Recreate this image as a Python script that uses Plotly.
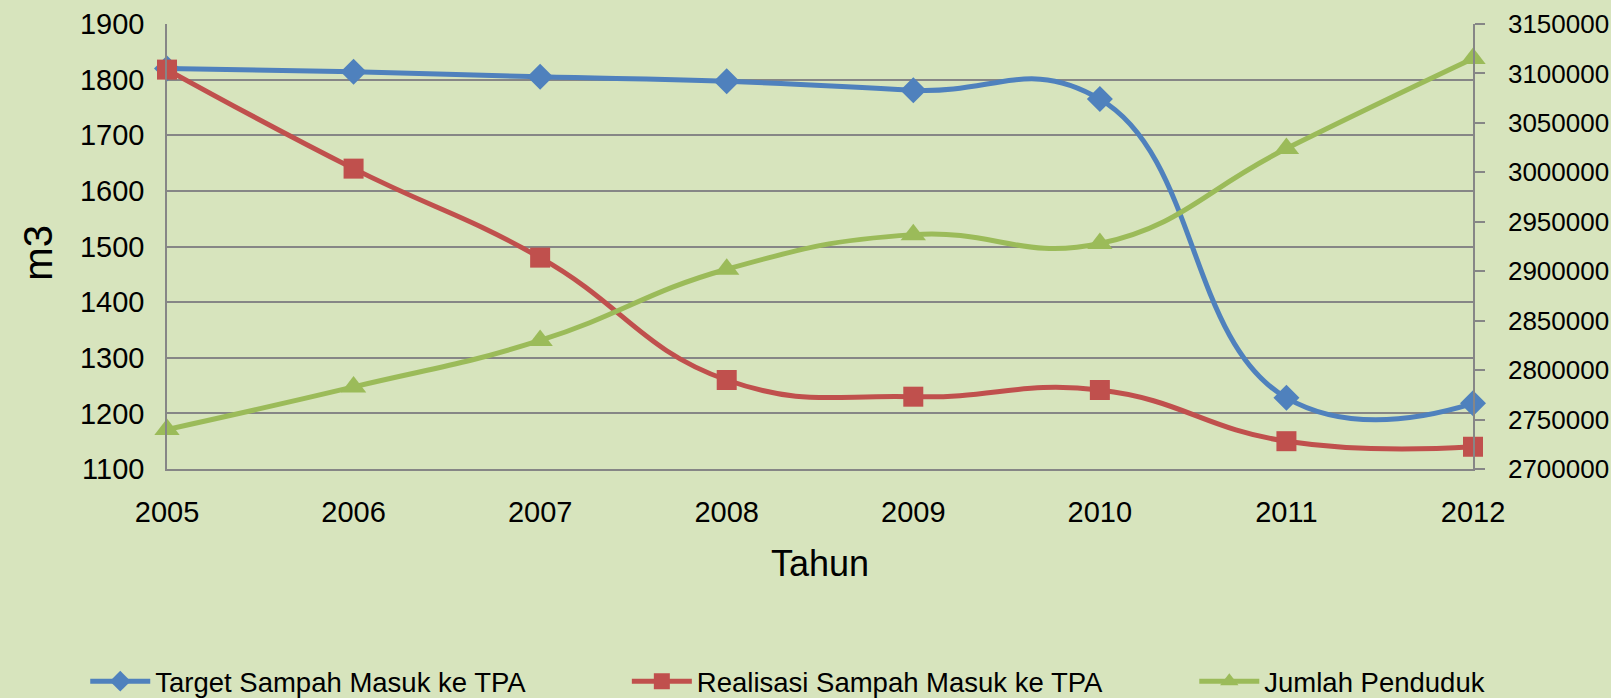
import plotly.graph_objects as go

years = [2005, 2006, 2007, 2008, 2009, 2010, 2011, 2012]
year_labels = [str(y) for y in years]
target = [1820, 1814, 1805, 1797, 1781, 1765, 1228, 1218]
realisasi = [1818, 1640, 1480, 1260, 1230, 1242, 1150, 1140]
penduduk = [2740000, 2783000, 2830000, 2902000, 2937000, 2928000, 3024000, 3115000]

BG = "#D7E4BD"
GRID = "#868686"
FONT = "Liberation Sans, Arial, sans-serif"

fig = go.Figure()
fig.add_trace(go.Scatter(
    x=years, y=target, name="Target Sampah Masuk ke TPA", mode="lines+markers",
    line=dict(color="#4F81BD", width=5, shape="spline", smoothing=1.3),
    marker=dict(symbol="diamond", size=20, color="#4F81BD"), cliponaxis=False,
    legend="legend"))
fig.add_trace(go.Scatter(
    x=years, y=realisasi, name="Realisasi Sampah Masuk ke TPA", mode="lines+markers",
    line=dict(color="#C0504D", width=5, shape="spline", smoothing=1.3),
    marker=dict(symbol="square", size=20, color="#C0504D"), cliponaxis=False,
    legend="legend2"))
fig.add_trace(go.Scatter(
    x=years, y=penduduk, name="Jumlah Penduduk", mode="lines+markers", yaxis="y2",
    line=dict(color="#9BBB59", width=5, shape="spline", smoothing=1.3),
    marker=dict(symbol="triangle-up", size=22, color="#9BBB59"), cliponaxis=False,
    legend="legend3"))

leg_common = dict(orientation="h", y=-0.477, yanchor="middle", xanchor="left",
                  font=dict(family=FONT, size=27.5), bgcolor="rgba(0,0,0,0)", itemwidth=60)

fig.update_layout(
    width=1611, height=698,
    margin=dict(l=167, r=138, t=24, b=229, autoexpand=False),
    paper_bgcolor=BG, plot_bgcolor=BG,
    font=dict(family=FONT, color="black", size=29),
    xaxis=dict(range=[2005, 2012], tickvals=years, ticktext=year_labels,
               showgrid=False, showline=True, linecolor=GRID, linewidth=1.5,
               ticks="", ticklabelstandoff=16, zeroline=False,
               tickfont=dict(size=29, family=FONT)),
    yaxis=dict(range=[1100, 1900], dtick=100, showgrid=True, gridcolor=GRID, gridwidth=1.5,
               showline=True, linecolor=GRID, linewidth=1.5, ticks="",
               ticklabelstandoff=15, zeroline=False, tickfont=dict(size=29, family=FONT)),
    yaxis2=dict(range=[2700000, 3150000], dtick=50000, overlaying="y", side="right",
                showgrid=False, showline=True, linecolor=GRID, linewidth=1.5,
                ticks="outside", ticklen=10, tickcolor=GRID, tickwidth=1.5,
                ticklabelstandoff=18, tickformat="d", zeroline=False,
                tickfont=dict(size=26, family=FONT)),
    showlegend=True,
    legend=dict(x=-0.0626, **leg_common),
    legend2=dict(x=0.3521, **leg_common),
    legend3=dict(x=0.7866, **leg_common),
    annotations=[
        dict(text="m3", xref="paper", yref="paper", x=-0.0985, y=0.487,
             xanchor="center", yanchor="middle", textangle=-90, showarrow=False,
             font=dict(size=40, family=FONT)),
        dict(text="Tahun", xref="paper", yref="paper", x=0.5, y=-0.212,
             xanchor="center", yanchor="middle", showarrow=False,
             font=dict(size=36, family=FONT)),
    ],
)

fig.write_html("out.html", config={"displayModeBar": False},
               post_script="document.body.style.margin='0';document.body.style.overflow='hidden';")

• [OBJECTIVE] Leave out the pictures and reproduce the rest of the listing exactly.

• [COMPLETE RESPONSE]
Recreate this image as a Python script that uses Plotly.
import plotly.graph_objects as go

years = [2005, 2006, 2007, 2008, 2009, 2010, 2011, 2012]
year_labels = [str(y) for y in years]
target = [1820, 1814, 1805, 1797, 1781, 1765, 1228, 1218]
realisasi = [1818, 1640, 1480, 1260, 1230, 1242, 1150, 1140]
penduduk = [2740000, 2783000, 2830000, 2902000, 2937000, 2928000, 3024000, 3115000]

BG = "#D7E4BD"
GRID = "#868686"
FONT = "Liberation Sans, Arial, sans-serif"

fig = go.Figure()
fig.add_trace(go.Scatter(
    x=years, y=target, name="Target Sampah Masuk ke TPA", mode="lines+markers",
    line=dict(color="#4F81BD", width=5, shape="spline", smoothing=1.3),
    marker=dict(symbol="diamond", size=20, color="#4F81BD"), cliponaxis=False,
    legend="legend"))
fig.add_trace(go.Scatter(
    x=years, y=realisasi, name="Realisasi Sampah Masuk ke TPA", mode="lines+markers",
    line=dict(color="#C0504D", width=5, shape="spline", smoothing=1.3),
    marker=dict(symbol="square", size=20, color="#C0504D"), cliponaxis=False,
    legend="legend2"))
fig.add_trace(go.Scatter(
    x=years, y=penduduk, name="Jumlah Penduduk", mode="lines+markers", yaxis="y2",
    line=dict(color="#9BBB59", width=5, shape="spline", smoothing=1.3),
    marker=dict(symbol="triangle-up", size=22, color="#9BBB59"), cliponaxis=False,
    legend="legend3"))

leg_common = dict(orientation="h", y=-0.477, yanchor="middle", xanchor="left",
                  font=dict(family=FONT, size=27.5), bgcolor="rgba(0,0,0,0)", itemwidth=60)

fig.update_layout(
    width=1611, height=698,
    margin=dict(l=167, r=138, t=24, b=229, autoexpand=False),
    paper_bgcolor=BG, plot_bgcolor=BG,
    font=dict(family=FONT, color="black", size=29),
    xaxis=dict(range=[2005, 2012], tickvals=years, ticktext=year_labels,
               showgrid=False, showline=True, linecolor=GRID, linewidth=1.5,
               ticks="", ticklabelstandoff=16, zeroline=False,
               tickfont=dict(size=29, family=FONT)),
    yaxis=dict(range=[1100, 1900], dtick=100, showgrid=True, gridcolor=GRID, gridwidth=1.5,
               showline=True, linecolor=GRID, linewidth=1.5, ticks="",
               ticklabelstandoff=15, zeroline=False, tickfont=dict(size=29, family=FONT)),
    yaxis2=dict(range=[2700000, 3150000], dtick=50000, overlaying="y", side="right",
                showgrid=False, showline=True, linecolor=GRID, linewidth=1.5,
                ticks="outside", ticklen=10, tickcolor=GRID, tickwidth=1.5,
                ticklabelstandoff=18, tickformat="d", zeroline=False,
                tickfont=dict(size=26, family=FONT)),
    showlegend=True,
    legend=dict(x=-0.0626, **leg_common),
    legend2=dict(x=0.3521, **leg_common),
    legend3=dict(x=0.7866, **leg_common),
    annotations=[
        dict(text="m3", xref="paper", yref="paper", x=-0.0985, y=0.487,
             xanchor="center", yanchor="middle", textangle=-90, showarrow=False,
             font=dict(size=40, family=FONT)),
        dict(text="Tahun", xref="paper", yref="paper", x=0.5, y=-0.212,
             xanchor="center", yanchor="middle", showarrow=False,
             font=dict(size=36, family=FONT)),
    ],
)

fig.write_html("out.html", config={"displayModeBar": False},
               post_script="document.body.style.margin='0';document.body.style.overflow='hidden';")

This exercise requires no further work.